Segundo a última pesquisa
do Datafolha sobre distribuição de torcedores na capital
paulista, realizada em agosto
deste ano, 31% dos moradores
da zona leste da cidade torcem
pelo Corinthians, contra 19%
de são-paulinos.
A admiração pelo time do
Parque São Jorge reflete-se
dentro de campo. Um exemplo
saiu do próprio Botafogo.
O lateral-direito Coelho, hoje no Atlético-MG, deixou o time de Guaianases aos 14 anos e
rumou para o Corinthians, onde se profissionalizou.
"Agora acabou a mamata do
Corinthians aqui", brincou o
torcedor santista e declarado
"apaixonado pelo São Paulo"
Severo Ramos, responsável pelo marketing do Botafogo.
O discurso são-paulino já é
mais brando. "Estamos dando
a oportunidade para esses jovens de conhecer o São Paulo,
coisa que não fariam por conta
da distância", explicou Geraldo
de Oliveira, responsável pelo
futebol amador do São Paulo.
Pouco mais de 45 km separam o Céu Jambeiro, local onde está o campinho do Botafogo de Guaianases, dos portões do estádio do Morumbi.
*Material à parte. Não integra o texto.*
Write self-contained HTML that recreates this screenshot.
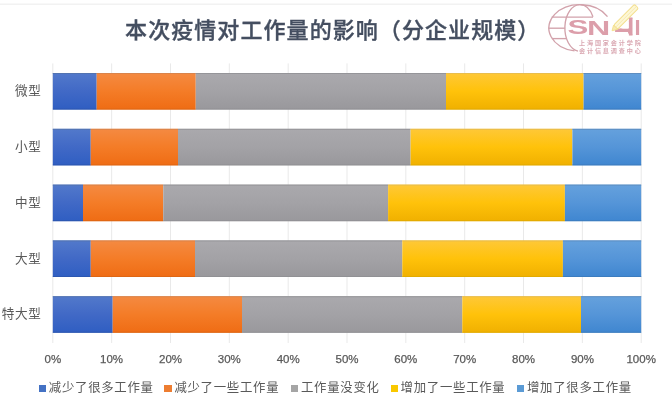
<!DOCTYPE html>
<html><head><meta charset="utf-8"><style>
html,body{margin:0;padding:0;background:#fff;}
body{width:672px;height:401px;overflow:hidden;position:relative;font-family:"Liberation Sans","Noto Sans CJK SC",sans-serif;}
.t{position:absolute;left:0;top:0;width:672px;height:401px;filter:blur(0.3px)}
.title{position:absolute;left:125.1px;top:12.2px;font-size:22px;letter-spacing:1.07px;line-height:32px;font-weight:500;-webkit-text-stroke:0.35px #444e60;color:#444e60;white-space:nowrap;font-family:"Noto Sans CJK SC",sans-serif;}
.yl{position:absolute;left:0;width:41.4px;text-align:right;font-size:12.6px;letter-spacing:0.6px;line-height:18px;color:#595959;font-family:"Noto Sans CJK SC",sans-serif;white-space:nowrap}
.xl{position:absolute;top:350.8px;width:60px;text-align:center;font-size:11.5px;line-height:16px;color:#595959;-webkit-text-stroke:0.25px #595959;}
.lsq{position:absolute;top:384.8px;width:7.5px;height:7.3px}
.lt{position:absolute;top:377.9px;font-size:12.4px;letter-spacing:0.72px;line-height:18px;color:#595959;font-family:"Noto Sans CJK SC",sans-serif;white-space:nowrap}
</style></head><body>
<svg width="672" height="401" viewBox="0 0 672 401" style="position:absolute;left:0;top:0">
<defs>
<linearGradient id="gB" x1="0" y1="0" x2="0" y2="1"><stop offset="0" stop-color="#5279cb"/><stop offset="0.5" stop-color="#4169c6"/><stop offset="1" stop-color="#2f5ec2"/></linearGradient>
<linearGradient id="gO" x1="0" y1="0" x2="0" y2="1"><stop offset="0" stop-color="#f48a42"/><stop offset="0.5" stop-color="#f47c27"/><stop offset="1" stop-color="#ef6c14"/></linearGradient>
<linearGradient id="gG" x1="0" y1="0" x2="0" y2="1"><stop offset="0" stop-color="#aaa9ad"/><stop offset="0.5" stop-color="#a3a2a6"/><stop offset="1" stop-color="#99989c"/></linearGradient>
<linearGradient id="gY" x1="0" y1="0" x2="0" y2="1"><stop offset="0" stop-color="#fec838"/><stop offset="0.5" stop-color="#ffc20a"/><stop offset="1" stop-color="#f0b000"/></linearGradient>
<linearGradient id="gL" x1="0" y1="0" x2="0" y2="1"><stop offset="0" stop-color="#65a1dd"/><stop offset="0.5" stop-color="#5595d8"/><stop offset="1" stop-color="#3f86d0"/></linearGradient>
</defs>
<rect x="0" y="3.5" width="672" height="1.4" fill="#f1f1f1"/>
<rect x="52.30" y="63.4" width="1" height="279.6" fill="#e9e9e9"/>
<rect x="111.14" y="63.4" width="1" height="279.6" fill="#e9e9e9"/>
<rect x="169.98" y="63.4" width="1" height="279.6" fill="#e9e9e9"/>
<rect x="228.82" y="63.4" width="1" height="279.6" fill="#e9e9e9"/>
<rect x="287.66" y="63.4" width="1" height="279.6" fill="#e9e9e9"/>
<rect x="346.50" y="63.4" width="1" height="279.6" fill="#e9e9e9"/>
<rect x="405.34" y="63.4" width="1" height="279.6" fill="#e9e9e9"/>
<rect x="464.18" y="63.4" width="1" height="279.6" fill="#e9e9e9"/>
<rect x="523.02" y="63.4" width="1" height="279.6" fill="#e9e9e9"/>
<rect x="581.86" y="63.4" width="1" height="279.6" fill="#e9e9e9"/>
<rect x="640.70" y="63.4" width="1" height="279.6" fill="#e9e9e9"/>
<rect x="52.80" y="73.00" width="43.90" height="36.6" fill="url(#gB)"/>
<rect x="52.80" y="73.00" width="43.90" height="1" fill="#5272aa" opacity="0.8"/>
<rect x="52.80" y="108.60" width="43.90" height="1" fill="#2c52a4" opacity="0.6"/>
<rect x="96.70" y="73.00" width="99.05" height="36.6" fill="url(#gO)"/>
<rect x="96.70" y="73.00" width="99.05" height="1" fill="#d2824e" opacity="0.8"/>
<rect x="96.70" y="108.60" width="99.05" height="1" fill="#d26214" opacity="0.6"/>
<rect x="195.75" y="73.00" width="250.25" height="36.6" fill="url(#gG)"/>
<rect x="195.75" y="73.00" width="250.25" height="1" fill="#909094" opacity="0.8"/>
<rect x="195.75" y="108.60" width="250.25" height="1" fill="#8c8c90" opacity="0.6"/>
<rect x="446.00" y="73.00" width="137.60" height="36.6" fill="url(#gY)"/>
<rect x="446.00" y="73.00" width="137.60" height="1" fill="#e2ba52" opacity="0.8"/>
<rect x="446.00" y="108.60" width="137.60" height="1" fill="#d9a600" opacity="0.6"/>
<rect x="583.60" y="73.00" width="57.60" height="36.6" fill="url(#gL)"/>
<rect x="583.60" y="73.00" width="57.60" height="1" fill="#5c8aba" opacity="0.8"/>
<rect x="583.60" y="108.60" width="57.60" height="1" fill="#3a76b2" opacity="0.6"/>
<rect x="52.80" y="128.80" width="37.95" height="36.6" fill="url(#gB)"/>
<rect x="52.80" y="128.80" width="37.95" height="1" fill="#5272aa" opacity="0.8"/>
<rect x="52.80" y="164.40" width="37.95" height="1" fill="#2c52a4" opacity="0.6"/>
<rect x="90.75" y="128.80" width="87.25" height="36.6" fill="url(#gO)"/>
<rect x="90.75" y="128.80" width="87.25" height="1" fill="#d2824e" opacity="0.8"/>
<rect x="90.75" y="164.40" width="87.25" height="1" fill="#d26214" opacity="0.6"/>
<rect x="178.00" y="128.80" width="232.60" height="36.6" fill="url(#gG)"/>
<rect x="178.00" y="128.80" width="232.60" height="1" fill="#909094" opacity="0.8"/>
<rect x="178.00" y="164.40" width="232.60" height="1" fill="#8c8c90" opacity="0.6"/>
<rect x="410.60" y="128.80" width="161.80" height="36.6" fill="url(#gY)"/>
<rect x="410.60" y="128.80" width="161.80" height="1" fill="#e2ba52" opacity="0.8"/>
<rect x="410.60" y="164.40" width="161.80" height="1" fill="#d9a600" opacity="0.6"/>
<rect x="572.40" y="128.80" width="68.80" height="36.6" fill="url(#gL)"/>
<rect x="572.40" y="128.80" width="68.80" height="1" fill="#5c8aba" opacity="0.8"/>
<rect x="572.40" y="164.40" width="68.80" height="1" fill="#3a76b2" opacity="0.6"/>
<rect x="52.80" y="184.60" width="30.20" height="36.6" fill="url(#gB)"/>
<rect x="52.80" y="184.60" width="30.20" height="1" fill="#5272aa" opacity="0.8"/>
<rect x="52.80" y="220.20" width="30.20" height="1" fill="#2c52a4" opacity="0.6"/>
<rect x="83.00" y="184.60" width="80.25" height="36.6" fill="url(#gO)"/>
<rect x="83.00" y="184.60" width="80.25" height="1" fill="#d2824e" opacity="0.8"/>
<rect x="83.00" y="220.20" width="80.25" height="1" fill="#d26214" opacity="0.6"/>
<rect x="163.25" y="184.60" width="224.85" height="36.6" fill="url(#gG)"/>
<rect x="163.25" y="184.60" width="224.85" height="1" fill="#909094" opacity="0.8"/>
<rect x="163.25" y="220.20" width="224.85" height="1" fill="#8c8c90" opacity="0.6"/>
<rect x="388.10" y="184.60" width="176.80" height="36.6" fill="url(#gY)"/>
<rect x="388.10" y="184.60" width="176.80" height="1" fill="#e2ba52" opacity="0.8"/>
<rect x="388.10" y="220.20" width="176.80" height="1" fill="#d9a600" opacity="0.6"/>
<rect x="564.90" y="184.60" width="76.30" height="36.6" fill="url(#gL)"/>
<rect x="564.90" y="184.60" width="76.30" height="1" fill="#5c8aba" opacity="0.8"/>
<rect x="564.90" y="220.20" width="76.30" height="1" fill="#3a76b2" opacity="0.6"/>
<rect x="52.80" y="240.40" width="37.95" height="36.6" fill="url(#gB)"/>
<rect x="52.80" y="240.40" width="37.95" height="1" fill="#5272aa" opacity="0.8"/>
<rect x="52.80" y="276.00" width="37.95" height="1" fill="#2c52a4" opacity="0.6"/>
<rect x="90.75" y="240.40" width="104.25" height="36.6" fill="url(#gO)"/>
<rect x="90.75" y="240.40" width="104.25" height="1" fill="#d2824e" opacity="0.8"/>
<rect x="90.75" y="276.00" width="104.25" height="1" fill="#d26214" opacity="0.6"/>
<rect x="195.00" y="240.40" width="207.30" height="36.6" fill="url(#gG)"/>
<rect x="195.00" y="240.40" width="207.30" height="1" fill="#909094" opacity="0.8"/>
<rect x="195.00" y="276.00" width="207.30" height="1" fill="#8c8c90" opacity="0.6"/>
<rect x="402.30" y="240.40" width="160.60" height="36.6" fill="url(#gY)"/>
<rect x="402.30" y="240.40" width="160.60" height="1" fill="#e2ba52" opacity="0.8"/>
<rect x="402.30" y="276.00" width="160.60" height="1" fill="#d9a600" opacity="0.6"/>
<rect x="562.90" y="240.40" width="78.30" height="36.6" fill="url(#gL)"/>
<rect x="562.90" y="240.40" width="78.30" height="1" fill="#5c8aba" opacity="0.8"/>
<rect x="562.90" y="276.00" width="78.30" height="1" fill="#3a76b2" opacity="0.6"/>
<rect x="52.80" y="296.20" width="59.90" height="36.6" fill="url(#gB)"/>
<rect x="52.80" y="296.20" width="59.90" height="1" fill="#5272aa" opacity="0.8"/>
<rect x="52.80" y="331.80" width="59.90" height="1" fill="#2c52a4" opacity="0.6"/>
<rect x="112.70" y="296.20" width="129.30" height="36.6" fill="url(#gO)"/>
<rect x="112.70" y="296.20" width="129.30" height="1" fill="#d2824e" opacity="0.8"/>
<rect x="112.70" y="331.80" width="129.30" height="1" fill="#d26214" opacity="0.6"/>
<rect x="242.00" y="296.20" width="220.30" height="36.6" fill="url(#gG)"/>
<rect x="242.00" y="296.20" width="220.30" height="1" fill="#909094" opacity="0.8"/>
<rect x="242.00" y="331.80" width="220.30" height="1" fill="#8c8c90" opacity="0.6"/>
<rect x="462.30" y="296.20" width="118.70" height="36.6" fill="url(#gY)"/>
<rect x="462.30" y="296.20" width="118.70" height="1" fill="#e2ba52" opacity="0.8"/>
<rect x="462.30" y="331.80" width="118.70" height="1" fill="#d9a600" opacity="0.6"/>
<rect x="581.00" y="296.20" width="60.20" height="36.6" fill="url(#gL)"/>
<rect x="581.00" y="296.20" width="60.20" height="1" fill="#5c8aba" opacity="0.8"/>
<rect x="581.00" y="331.80" width="60.20" height="1" fill="#3a76b2" opacity="0.6"/>
</svg>
<svg width="672" height="60" viewBox="0 0 672 60" style="position:absolute;left:0;top:0;filter:blur(0.3px)">
<g fill="none" stroke="#d2a2ab" stroke-width="1.35">
<path d="M607.5 16.7 A31.3 23.3 0 1 0 574.5 50.9"/>
<path d="M593 16.7 A15.1 23.3 0 0 0 580 4.7 A15.1 23.3 0 0 0 578 51.1"/>
<line x1="551.6" y1="17.1" x2="593" y2="17.1"/>
<line x1="548.7" y1="28.2" x2="564.9" y2="28.2"/>
<line x1="551.8" y1="38.6" x2="566.5" y2="38.6"/>
</g>
<clipPath id="c4"><rect x="628.9" y="15" width="3.6" height="21"/><rect x="610" y="28.6" width="22.5" height="5"/></clipPath>
<g fill="#dc9eaa" font-family="Liberation Sans, sans-serif" font-weight="700">
<text x="567.5" y="34.0" font-size="19.35" textLength="20.82" lengthAdjust="spacingAndGlyphs">S</text>
<text x="586.95" y="34.5" font-size="20.93" textLength="23.22" lengthAdjust="spacingAndGlyphs">N</text>
<text x="615.37" y="35" font-size="23.3" textLength="23.1" lengthAdjust="spacingAndGlyphs" clip-path="url(#c4)" stroke="#dc9eaa" stroke-width="0.9">4</text>
<text x="634.54" y="35" font-size="21.8">I</text>
</g>
<g transform="translate(625.5 17.3) rotate(-45)">
<rect x="-14" y="-2.8" width="29.5" height="5.6" rx="1.5" fill="#fdf7d6" stroke="#f3df8e" stroke-width="1"/>
<path d="M-14 -2.9 L-19 0 L-14 2.9 Z" fill="#f8eab0" stroke="#f3df8e" stroke-width="0.9"/>
<line x1="-14" y1="0" x2="15.5" y2="0" stroke="#f6e7a8" stroke-width="0.8"/>
</g>
<g font-family="Noto Sans CJK SC, sans-serif" font-size="6.1" font-weight="700" fill="#daa8b2" letter-spacing="1.9">
<text x="578.9" y="45.4">上海国家会计学院</text>
<text x="578.9" y="53.1">会计信息调查中心</text>
</g>
</svg>
<div class="t">
<div class="title">本次疫情对工作量的影响（分企业规模）</div>
<div class="yl" style="top:81.1px">微型</div>
<div class="yl" style="top:136.9px">小型</div>
<div class="yl" style="top:192.7px">中型</div>
<div class="yl" style="top:248.5px">大型</div>
<div class="yl" style="top:304.3px">特大型</div>
<div class="xl" style="left:22.8px">0%</div>
<div class="xl" style="left:81.6px">10%</div>
<div class="xl" style="left:140.5px">20%</div>
<div class="xl" style="left:199.3px">30%</div>
<div class="xl" style="left:258.2px">40%</div>
<div class="xl" style="left:317.0px">50%</div>
<div class="xl" style="left:375.8px">60%</div>
<div class="xl" style="left:434.7px">70%</div>
<div class="xl" style="left:493.5px">80%</div>
<div class="xl" style="left:552.4px">90%</div>
<div class="xl" style="left:611.2px">100%</div>
<div class="lsq" style="left:38.7px;background:#4472c4"></div><div class="lt" style="left:48.8px">减少了很多工作量</div>
<div class="lsq" style="left:164.3px;background:#ed7d31"></div><div class="lt" style="left:174.4px">减少了一些工作量</div>
<div class="lsq" style="left:290.9px;background:#a5a5a5"></div><div class="lt" style="left:301.0px">工作量没变化</div>
<div class="lsq" style="left:390.5px;background:#f9c800"></div><div class="lt" style="left:400.6px">增加了一些工作量</div>
<div class="lsq" style="left:516.9px;background:#5b9bd5"></div><div class="lt" style="left:527.0px">增加了很多工作量</div>
</div>
</body></html>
"Quem se destacar e for para
o São Paulo terá toda a estrutura psicológica e de treinamento
que o clube oferece aos garotos
que hoje estão em Cotia", destacou Oliveira, citando o CT
que onde o clube mantém meninos das categorias de base.
Itamar de Jesus, presidente
do clube da zona leste, afirma
que Corinthians e Portuguesa,
outro clube que costumava
buscar jogadores no local, chegaram a sondá-lo para uma
parceria. "Mas nenhum passou
de um bate-papo ou chegou
com uma proposta formal, no
papel, como fez o São Paulo",
explicou Jesus.
O dirigente quer ver outros
"Coelhos" ganharem status depois de deixar a várzea. Mas
também pensa no lado social
que envolve a parceria.
"Indo algum dos meninos
para lá, eles só têm a ganhar como cidadãos no futuro. Se não
saírem daqui para o São Paulo e
se transformarem em jogadores profissionais, pelo menos
deixarão o futebol sendo mais
homens e bem formados."
Poeira e aprendizado
Enquanto nenhum menino
ruma para o CT são-paulino em
Cotia, a rotina segue em Guaianases. Em campo, a molecada
esquece as diferenças entre os
times e corre pelo sonho.
Discurso de boleiro não falta.
"Quero jogar em qualquer
grande clube para ajudar minha família e dar alegrias aos
torcedores", diz Lucas de Lima
Rodrigues, 11, corintiano.
Por um bom desempenho em
campo, quem sofre -além da
bola por certas vezes- são os
expectadores, que comem a
poeira de arrancadas, divididas
e defesas rasteiras do terrão, levantada pela gana da molecada.
E, quando a chance de um gol
é desperdiçada, a lamentação já
é de gente grande: mãos sujas
no rosto suado, bufões e sinais
da cruz.
A oportunidade de marcar
escapa, mas não a vontade de
tentar novamente. E nessa rotina mais poeira sobe pelos céus
de Guaianases enquanto o estrelato não chega.